Aim »
Every line of the material is to be quoted verbatim, minus the pictures.

Data shown »

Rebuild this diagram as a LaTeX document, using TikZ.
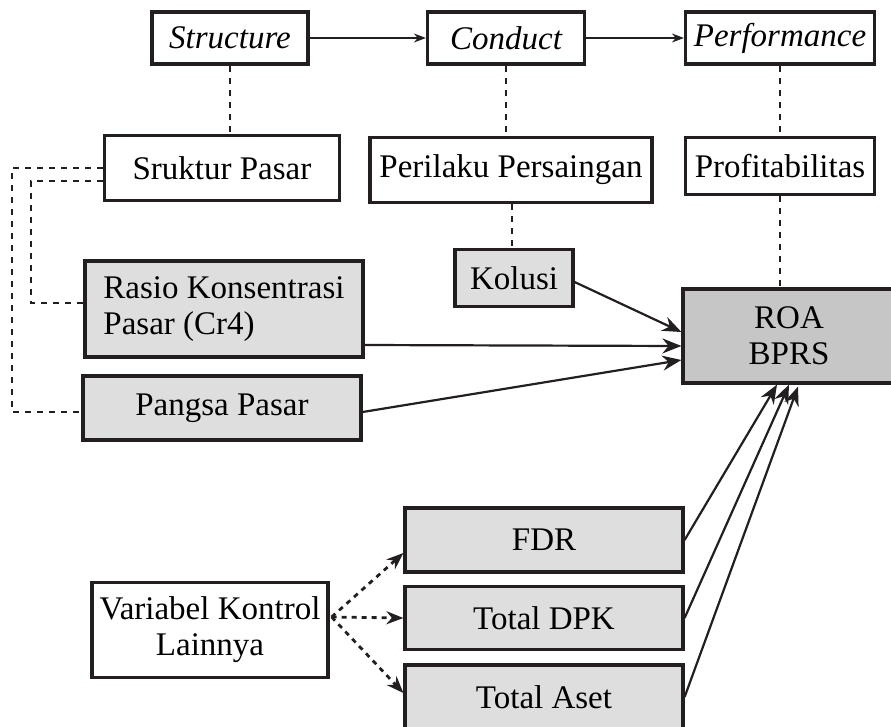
\documentclass[tikz,border=0pt]{standalone}
\usepackage{fontspec}
\setmainfont{Liberation Serif}
\usetikzlibrary{arrows.meta}
\definecolor{ink}{HTML}{231F20}
\definecolor{varfill}{HTML}{DEDEDE}
\definecolor{roafill}{HTML}{C6C6C6}

\begin{document}
\begin{tikzpicture}[x=1pt,y=-1pt,>=Stealth,
  box/.style={draw=ink,line width=3.2pt,inner sep=0pt,align=center,
    font=\fontsize{33}{36}\selectfont},
  var/.style={box,fill=varfill},
  topbox/.style={box,font=\fontsize{33}{36}\selectfont\itshape},
  dashline/.style={draw=ink,line width=2.8pt,dash pattern=on 6pt off 6pt},
  dotarrow/.style={draw=ink,line width=2.8pt,dash pattern=on 5pt off 5pt,
    -{Stealth[length=17pt,width=13pt]}},
  solidarrow/.style={draw=ink,line width=2.2pt,-{Stealth[length=19pt,width=15pt]}},
  toparrow/.style={draw=ink,line width=1.4pt,-{Stealth[length=12pt,width=9pt]}}]
  \useasboundingbox (0,0) rectangle (891,726);
  \node[topbox,minimum width=156,minimum height=52] (structure)   at (230,38)  {Structure};
  \node[topbox,minimum width=157,minimum height=52] (conduct)     at (506,38)  {Conduct};
  \node[topbox,minimum width=189,minimum height=52] (performance) at (780,38)  {Performance};
  \node[box,minimum width=235,minimum height=65] (sruktur)  at (222,168) {Sruktur Pasar};
  \node[box,minimum width=282,minimum height=65] (perilaku) at (511,170) {Perilaku Persaingan};
  \node[box,minimum width=189,minimum height=57] (profit)   at (780,166) {Profitabilitas};
  \node[var,minimum width=278,minimum height=96,align=left] (rasio) at (224,309) {Rasio Konsentrasi\\Pasar (Cr4)};
  \node[var,minimum width=118,minimum height=57] (kolusi)   at (514,278) {Kolusi};
  \node[var,minimum width=278,minimum height=64] (pangsa)   at (222,408) {Pangsa Pasar};
  \node[box,fill=roafill,minimum width=212,minimum height=94] (roa) at (789,336) {ROA\\BPRS};
  \node[var,minimum width=278,minimum height=64] (fdr)  at (544,540) {FDR};
  \node[var,minimum width=278,minimum height=63] (dpk)  at (544,618) {Total DPK};
  \node[var,minimum width=278,minimum height=64] (aset) at (544,697) {Total Aset};
  \node[box,minimum width=236,minimum height=95] (kontrol) at (210,630) {Variabel Kontrol\\Lainnya};

  \draw[toparrow] (structure) -- (conduct);
  \draw[toparrow] (conduct) -- (performance);
  \draw[dashline] (structure) -- (structure |- sruktur.north);
  \draw[dashline] (conduct) -- (conduct |- perilaku.north);
  \draw[dashline] (performance) -- (performance |- profit.north);
  \draw[dashline] ([xshift=1pt]perilaku.south) -- ([xshift=1pt]perilaku.south |- kolusi.north);
  \draw[dashline] (profit) -- (profit |- roa.north);
  \draw[dashline] (sruktur.west) -- ++(-91,0) |- ([yshift=-4pt]pangsa.west);
  \draw[dashline] ([yshift=-13pt]sruktur.west) -- ++(-72,0) |- ([yshift=6pt]rasio.west);

  \draw[solidarrow] ([yshift=-4pt]kolusi.east) -- ([yshift=4pt]roa.west);
  \draw[solidarrow] ([yshift=-36pt]rasio.east) -- ([yshift=-10pt]roa.west);
  \draw[solidarrow] ([yshift=-4pt]pangsa.east) -- ([yshift=-24pt]roa.west);
  \draw[solidarrow] (fdr.east) -- ([xshift=-12pt]roa.south);
  \draw[solidarrow] (dpk.east) -- (roa.south);
  \draw[solidarrow] (aset.east) -- ([xshift=9pt,yshift=-2pt]roa.south);

  \draw[dotarrow] ([xshift=2pt,yshift=13pt]kontrol.east) -- ([yshift=-13pt]fdr.west);
  \draw[dotarrow] ([xshift=2pt,yshift=13pt]kontrol.east) -- (dpk.west);
  \draw[dotarrow] ([xshift=2pt,yshift=13pt]kontrol.east) -- ([yshift=4pt]aset.west);
\end{tikzpicture}
\end{document}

Response »
Rebuild this diagram as a LaTeX document, using TikZ.
\documentclass[tikz,border=0pt]{standalone}
\usepackage{fontspec}
\setmainfont{Liberation Serif}
\usetikzlibrary{arrows.meta}
\definecolor{ink}{HTML}{231F20}
\definecolor{varfill}{HTML}{DEDEDE}
\definecolor{roafill}{HTML}{C6C6C6}

\begin{document}
\begin{tikzpicture}[x=1pt,y=-1pt,>=Stealth,
  box/.style={draw=ink,line width=3.2pt,inner sep=0pt,align=center,
    font=\fontsize{33}{36}\selectfont},
  var/.style={box,fill=varfill},
  topbox/.style={box,font=\fontsize{33}{36}\selectfont\itshape},
  dashline/.style={draw=ink,line width=2.8pt,dash pattern=on 6pt off 6pt},
  dotarrow/.style={draw=ink,line width=2.8pt,dash pattern=on 5pt off 5pt,
    -{Stealth[length=17pt,width=13pt]}},
  solidarrow/.style={draw=ink,line width=2.2pt,-{Stealth[length=19pt,width=15pt]}},
  toparrow/.style={draw=ink,line width=1.4pt,-{Stealth[length=12pt,width=9pt]}}]
  \useasboundingbox (0,0) rectangle (891,726);
  \node[topbox,minimum width=156,minimum height=52] (structure)   at (230,38)  {Structure};
  \node[topbox,minimum width=157,minimum height=52] (conduct)     at (506,38)  {Conduct};
  \node[topbox,minimum width=189,minimum height=52] (performance) at (780,38)  {Performance};
  \node[box,minimum width=235,minimum height=65] (sruktur)  at (222,168) {Sruktur Pasar};
  \node[box,minimum width=282,minimum height=65] (perilaku) at (511,170) {Perilaku Persaingan};
  \node[box,minimum width=189,minimum height=57] (profit)   at (780,166) {Profitabilitas};
  \node[var,minimum width=278,minimum height=96,align=left] (rasio) at (224,309) {Rasio Konsentrasi\\Pasar (Cr4)};
  \node[var,minimum width=118,minimum height=57] (kolusi)   at (514,278) {Kolusi};
  \node[var,minimum width=278,minimum height=64] (pangsa)   at (222,408) {Pangsa Pasar};
  \node[box,fill=roafill,minimum width=212,minimum height=94] (roa) at (789,336) {ROA\\BPRS};
  \node[var,minimum width=278,minimum height=64] (fdr)  at (544,540) {FDR};
  \node[var,minimum width=278,minimum height=63] (dpk)  at (544,618) {Total DPK};
  \node[var,minimum width=278,minimum height=64] (aset) at (544,697) {Total Aset};
  \node[box,minimum width=236,minimum height=95] (kontrol) at (210,630) {Variabel Kontrol\\Lainnya};

  \draw[toparrow] (structure) -- (conduct);
  \draw[toparrow] (conduct) -- (performance);
  \draw[dashline] (structure) -- (structure |- sruktur.north);
  \draw[dashline] (conduct) -- (conduct |- perilaku.north);
  \draw[dashline] (performance) -- (performance |- profit.north);
  \draw[dashline] ([xshift=1pt]perilaku.south) -- ([xshift=1pt]perilaku.south |- kolusi.north);
  \draw[dashline] (profit) -- (profit |- roa.north);
  \draw[dashline] (sruktur.west) -- ++(-91,0) |- ([yshift=-4pt]pangsa.west);
  \draw[dashline] ([yshift=-13pt]sruktur.west) -- ++(-72,0) |- ([yshift=6pt]rasio.west);

  \draw[solidarrow] ([yshift=-4pt]kolusi.east) -- ([yshift=4pt]roa.west);
  \draw[solidarrow] ([yshift=-36pt]rasio.east) -- ([yshift=-10pt]roa.west);
  \draw[solidarrow] ([yshift=-4pt]pangsa.east) -- ([yshift=-24pt]roa.west);
  \draw[solidarrow] (fdr.east) -- ([xshift=-12pt]roa.south);
  \draw[solidarrow] (dpk.east) -- (roa.south);
  \draw[solidarrow] (aset.east) -- ([xshift=9pt,yshift=-2pt]roa.south);

  \draw[dotarrow] ([xshift=2pt,yshift=13pt]kontrol.east) -- ([yshift=-13pt]fdr.west);
  \draw[dotarrow] ([xshift=2pt,yshift=13pt]kontrol.east) -- (dpk.west);
  \draw[dotarrow] ([xshift=2pt,yshift=13pt]kontrol.east) -- ([yshift=4pt]aset.west);
\end{tikzpicture}
\end{document}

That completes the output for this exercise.